Most people have heard at least some of the 1984 Van Halen classic “Panama,” but fewer listeners might be aware that the song is actually about a racecar David Lee Roth saw race in Las Vegas called Panama Express. Thus, it’s only appropriate that the revving engine you hear on the song’s bridge would be an actual sportscar. The car belonged to guitarist Eddie Van Halen and is a 1972 Lamborghini Miura S. Van Halen backed the car up to the studio, and engineers attached microphones to the exhaust pipe. Van Halen put pedal to the metal, and the rest is rock history.

“Crosstown Traffic” by Jimi Hendrix

Hearing a kazoo on a Jimi Hendrix song would have been odd enough on its own. But this is a list of non-musical items used as instruments, and a kazoo, no matter how strange, is an instrument. However, Hendrix took this eccentric instrumental feature one step further on his 1968 track, “Crosstown Traffic,” by using a comb with a piece of tissue paper as a makeshift instrument. The largely antiquated musical technique is also a feature of the Beatles’ “Lovely Rita” and Graham Nash’s “Sleep Song.” “Crosstown Traffic” was the Jimi Hendrix Experience’s follow-up single to “All Along the Watchtower.”

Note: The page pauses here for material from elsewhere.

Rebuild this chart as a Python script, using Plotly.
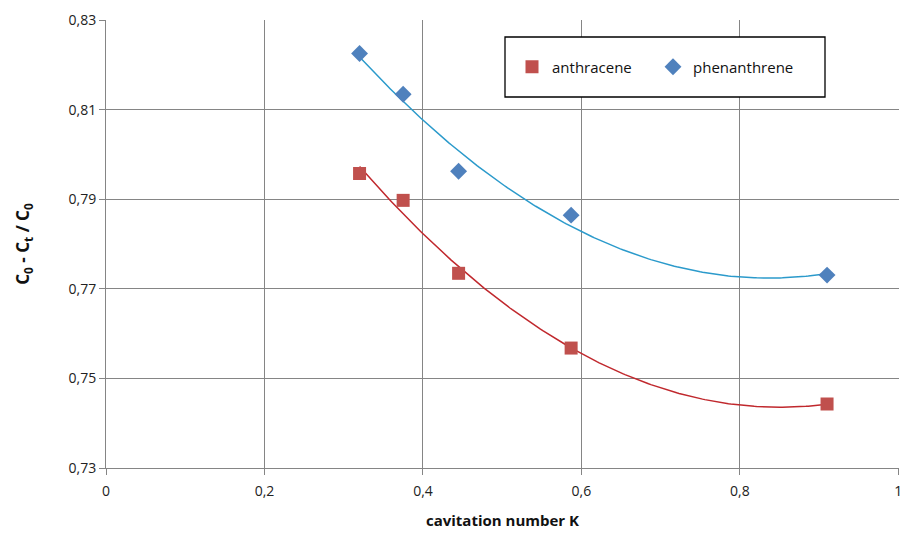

“Sweet Leaf” by Black Sabbath

Normally, a cough or clearing of the throat wouldn’t make it past the first mixing stage of a professional record. But Black Sabbath is anything but an ordinary band. So, when guitarist Tony Iommi started hacking in the studio from bandmate Ozzy Osburne’s massive doobie, they opted to keep it in. “I took a couple of puffs and nearly choked myself,” Iommi later recalled. Considering the fact that “Sweet Leaf,” the opening track off their 1971 album Master of Reality, is an obvious ode to marijuana, we’d say using Iommi’s coughing was only appropriate.